>> begin Raw data
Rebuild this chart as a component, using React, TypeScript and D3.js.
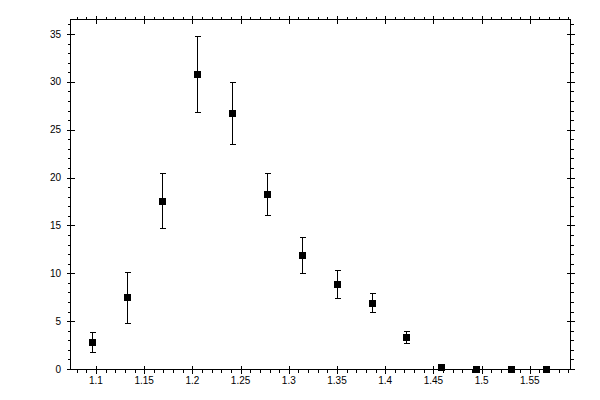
import React from "react";
import * as d3 from "d3";

const xValues = [1.0962, 1.1325, 1.1688, 1.2051, 1.2414, 1.2777, 1.314, 1.3503, 1.386, 1.4219, 1.4582, 1.4945, 1.5308, 1.5671];
const yValues = [2.82, 7.5, 17.6, 30.8, 26.7, 18.3, 11.9, 8.9, 6.92, 3.36, 0.2, 0.03, 0.02, 0.02];
const yErrors = [1.0, 2.65, 2.9, 3.97, 3.24, 2.17, 1.88, 1.48, 1.0, 0.66, 0.1, 0.02, 0.01, 0.01];

const xMajorTicks = [1.1, 1.15, 1.2, 1.25, 1.3, 1.35, 1.4, 1.45, 1.5, 1.55];
const xTickLabels = ["1.1", "1.15", "1.2", "1.25", "1.3", "1.35", "1.4", "1.45", "1.5", "1.55"];
const yMajorTicks = [0, 5, 10, 15, 20, 25, 30, 35];
const yTickLabels = ["0", "5", "10", "15", "20", "25", "30", "35"];

const W = 600;
const H = 400;
const left = 70;
const right = 570;
const top = 19;
const bottom = 369;

export default function App() {
  const x = d3.scaleLinear().domain([1.07303, 1.59171]).range([left, right]);
  const y = d3.scaleLinear().domain([0, 36.57]).range([bottom, top]);

  const xMinor = x.ticks(50).filter((t) => !xMajorTicks.some((m) => Math.abs(m - t) < 1e-6));
  const yMinor = y.ticks(40).filter((t) => !yMajorTicks.some((m) => Math.abs(m - t) < 1e-6));

  const px = (v: number) => Math.round(x(v)) + 0.5;
  const py = (v: number) => Math.round(y(v)) + 0.5;

  const L = left + 0.5;
  const R = right + 0.5;
  const T = top + 0.5;
  const B = bottom + 0.5;

  const font = { fontFamily: "'Liberation Sans', Arial, sans-serif", fontSize: 10 };
  const ms = 7;
  const cap = 3;

  return (
    <svg
      width={W}
      height={H}
      style={{ position: "absolute", left: 0, top: 0, background: "#fff" }}
      shapeRendering="crispEdges"
    >
      <rect x={0} y={0} width={W} height={H} fill="#fff" />
      <g stroke="#000" strokeWidth={1} fill="none">
        <rect x={L} y={T} width={R - L} height={B - T} />
        {xMajorTicks.map((t) => (
          <g key={"xm" + t}>
            <line x1={px(t)} x2={px(t)} y1={B - 4} y2={B + 4} />
            <line x1={px(t)} x2={px(t)} y1={T - 4} y2={T + 4} />
          </g>
        ))}
        {xMinor.map((t) => (
          <g key={"xn" + t}>
            <line x1={px(t)} x2={px(t)} y1={B} y2={B + 3} />
            <line x1={px(t)} x2={px(t)} y1={T - 3} y2={T} />
          </g>
        ))}
        {yMajorTicks.map((t) => (
          <g key={"ym" + t}>
            <line x1={L - 4} x2={L + 4} y1={py(t)} y2={py(t)} />
            <line x1={R - 4} x2={R + 4} y1={py(t)} y2={py(t)} />
          </g>
        ))}
        {yMinor.map((t) => (
          <g key={"yn" + t}>
            <line x1={L - 3} x2={L} y1={py(t)} y2={py(t)} />
            <line x1={R} x2={R + 3} y1={py(t)} y2={py(t)} />
          </g>
        ))}
      </g>
      <g style={font} fill="#000">
        {xMajorTicks.map((t, i) => (
          <text key={"xl" + t} x={x(t)} y={384} textAnchor="middle">
            {xTickLabels[i]}
          </text>
        ))}
        {yMajorTicks.map((t, i) => (
          <text key={"yl" + t} x={61} y={y(t) + 3.5} textAnchor="end">
            {yTickLabels[i]}
          </text>
        ))}
      </g>
      <g stroke="#000" strokeWidth={1}>
        {xValues.map((xv, i) => {
          const cx = px(xv);
          const hi = py(yValues[i] + yErrors[i]);
          const lo = py(yValues[i] - yErrors[i]);
          return (
            <g key={"e" + i}>
              <line x1={cx} x2={cx} y1={hi} y2={lo} />
              <line x1={cx - cap} x2={cx + cap} y1={hi} y2={hi} />
              <line x1={cx - cap} x2={cx + cap} y1={lo} y2={lo} />
            </g>
          );
        })}
      </g>
      <g fill="#000">
        {xValues.map((xv, i) => (
          <rect
            key={"m" + i}
            x={Math.round(x(xv)) - 3}
            y={Math.round(y(yValues[i])) - 3}
            width={ms}
            height={ms}
          />
        ))}
      </g>
    </svg>
  );
}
>> end Raw data
## What you will do
Copy down every line of the material above that includes the string "React".

## Output of the exercise
Rebuild this chart as a component, using React, TypeScript and D3.js.
import React from "react";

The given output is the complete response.